In 2024 the CPUC approved the formation of the Central California Rural Regional Energy Network (REN) to expand access to energy efficiency services for primarily disadvantaged, underserved, and hard-to-reach communities. San Diego Community Power was likewise authorized; SDREN will implement $124 million in energy efficiency programs through 2027. RENs emerged because of LGSEC advocacy, and the Coalition remains a strong supporter of them.

In October Governor Gavin Newsom issued an Executive Order (EO) that could pose an existential threat to RENs and Community Choice Aggregator-managed energy efficiency programs. The EO asserted that, 

Californians’ electric rate increases have been driven largely by the cost of some programs added over time, such as the subsidy provided through the legacy Net Energy Metering program for rooftop solar photovoltaic systems; and…rate increases have also been driven by historic investments that are critical to reduce wildfire risk and improve the safety and reliability of the electric grid, particularly in the wake of catastrophic wildfires that devastated communities throughout California in recent years and have been exacerbated by the increasing impacts of climate change. 

The EO directed the California Energy Commission (CEC) to identify electric ratepayer-funded programs and any other regulations that may be unduly adding to rates, and to find alternative funding sources for those that are costly.  The CPUC was ordered to do likewise, and

…take immediate action under existing authorities to modify or sunset any underperforming or underutilized programs or orders whose costs exceed the value and benefits to electric ratepayers. The California Public Utilities Commission is requested to pursue, and direct the regulated utilities to pursue, all federal funding opportunities that can help reduce and avoid electric service costs that would otherwise flow into electric ratepayer bills. 
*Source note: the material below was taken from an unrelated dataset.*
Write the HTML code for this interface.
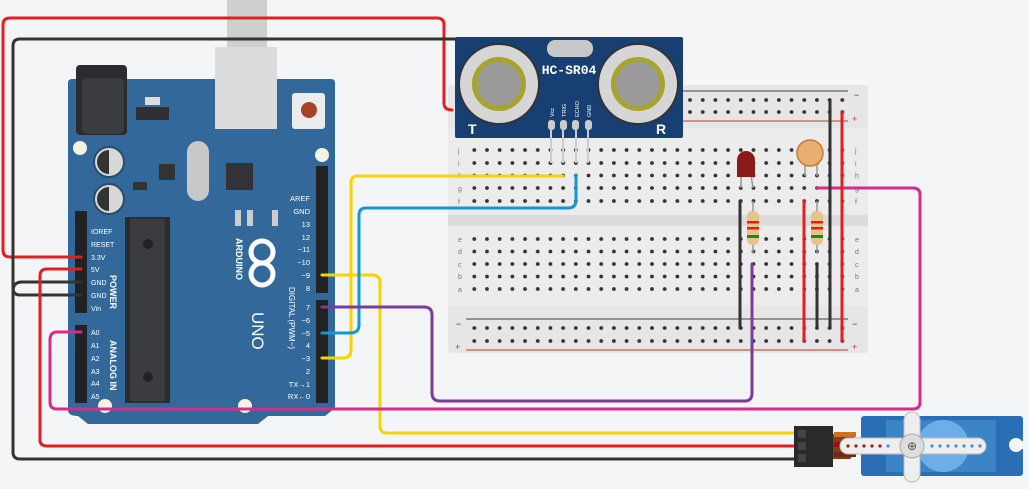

In March 2024, the CEC launched a process to systematically incorporate non-energy benefits (NEBs) into future energy planning, including holding informational meetings to help weave NEBs consideration into its public analyses, policies, and programs. NEBs encompass investment benefits that are in addition to energy and demand savings, including health impacts, job creation, resilience, and economic development.  The state is funding research to assess the non-energy benefits of home electrification, including air quality, indoor comfort, and extreme heat hardiness. As stipulated in Senate Bill 100, the CEC, CPUC, and the California Air Resources Board are holding workshops to discuss the non-energy benefits and social costs of different resource scenarios. 

LGSEC generally supports NEBs as important for policymakers and investors to contemplate when making decisions about energy infrastructure and resource planning. For example, clean energy programs that reduce local pollution may be more cost-effective when NEBs are considered. 

Driven largely by demand from data centers, new life is being breathed into nuclear energy. Northern California has more than 160 data centers that demand substantial power, a number that’s expected to grow steadily throughout the state. In this context, PG&E has requested almost $12 billion to keep its aging Diablo Canyon nuclear plant online until 2030, more than twice the $5.2 billion estimate the IOU provided just one year ago.